Back in Holland, and gelukkig about it

Haarlem street

Completely unremarkable street, but so Dutch

I had to take a moment when I walked out of Amsterdam Centraal Station. All around me Italians were burbling, Spaniards were lisping, and the Dutch were clearing their throats with the somehow soft guttural gurgles of a language I’ve come to love. It’s like velvet, but phlegmy. The trams were bonging their polite warnings, canal boats were gently stirring the stolen bicycles at the bottom of the canal, and a warm sun was glowing on the high hems and shiny sunglasses of people walking everywhere.

I love the Netherlands. Amsterdam is one helluva city. Right now, it’s my favorite city in Europe. Of course, in the honest quiet here I can admit that when we get to Venice, that will be my favorite, and I’ll mean it when I say the same thing about Paris.
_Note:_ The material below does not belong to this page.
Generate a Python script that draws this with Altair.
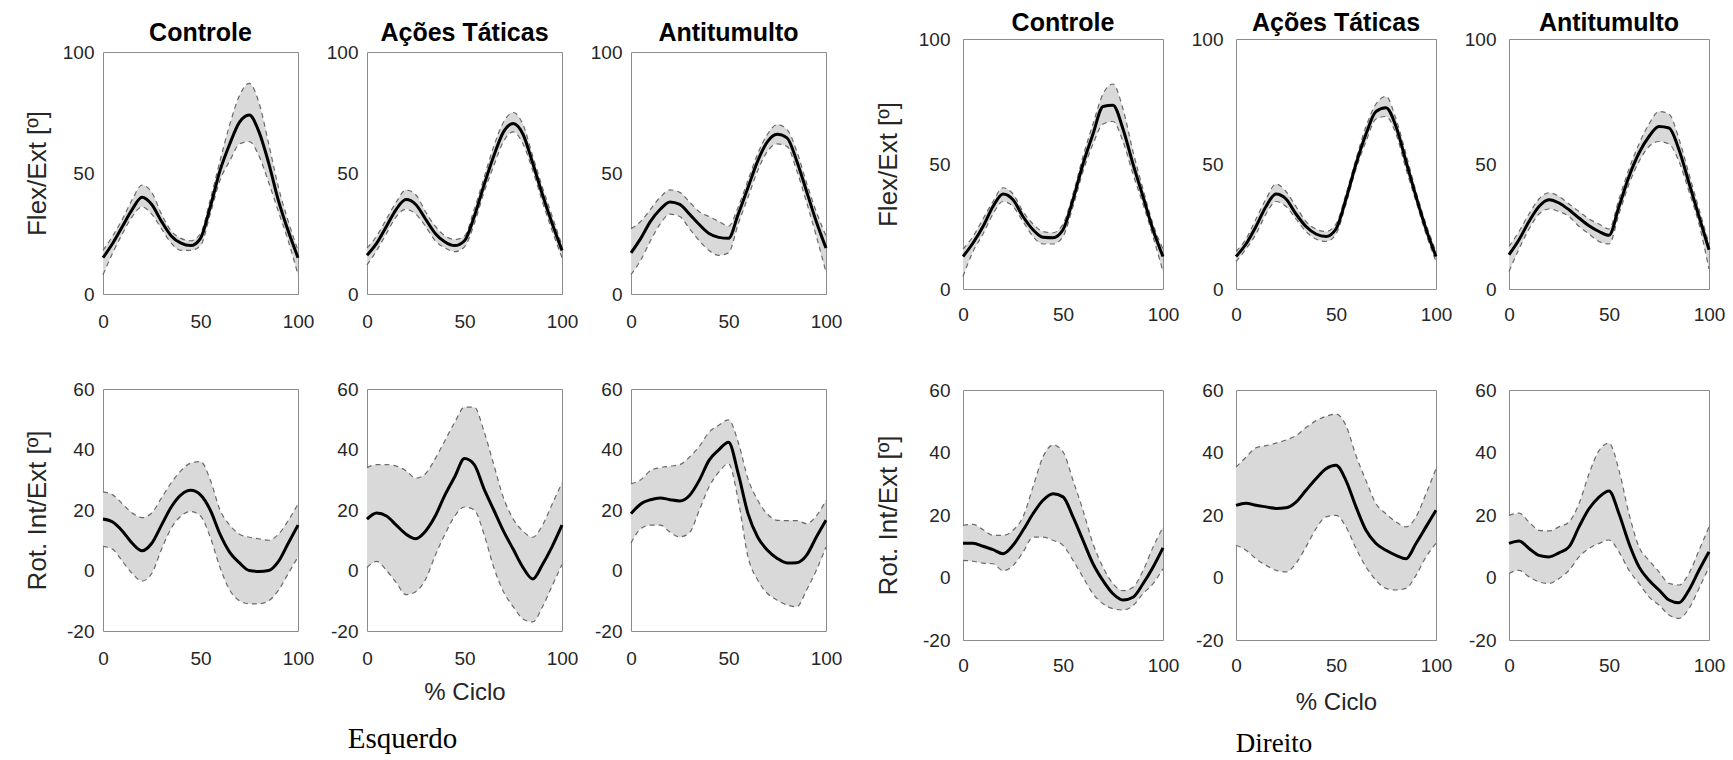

I mean it every time I say it, and I say it a lot, but even in isolation, removed from the proximal affection of being in each place, Amsterdam stands out above the rest. I could live here.

Haarlem kerk

Haarlem, not Amsterdam, but close enough for now, and right outside my front door.

I’m leading a “Best of Europe” tour from Amsterdam down to Rome and over to Paris, and while I find that tour title to be rather ambitious, (seeing the Best of Europe would take not 21 days but 21 lifetimes, but that would be a tough tour to sell), I can only marvel at how much we pack into those three weeks. So much good stuff.

Standing outside Central Station, I felt the salty rope and tar solidity of Amsterdam’s history, with its consequences and gifts to the Western culture that raised me, and I can’t wait to find out if I can adequately convey it all to my tour members.

And right now, satiated with Dutch coffee, canal strolling in my immediate future and who knows, perhaps raw herring on the near horizon, I am so grateful to be here.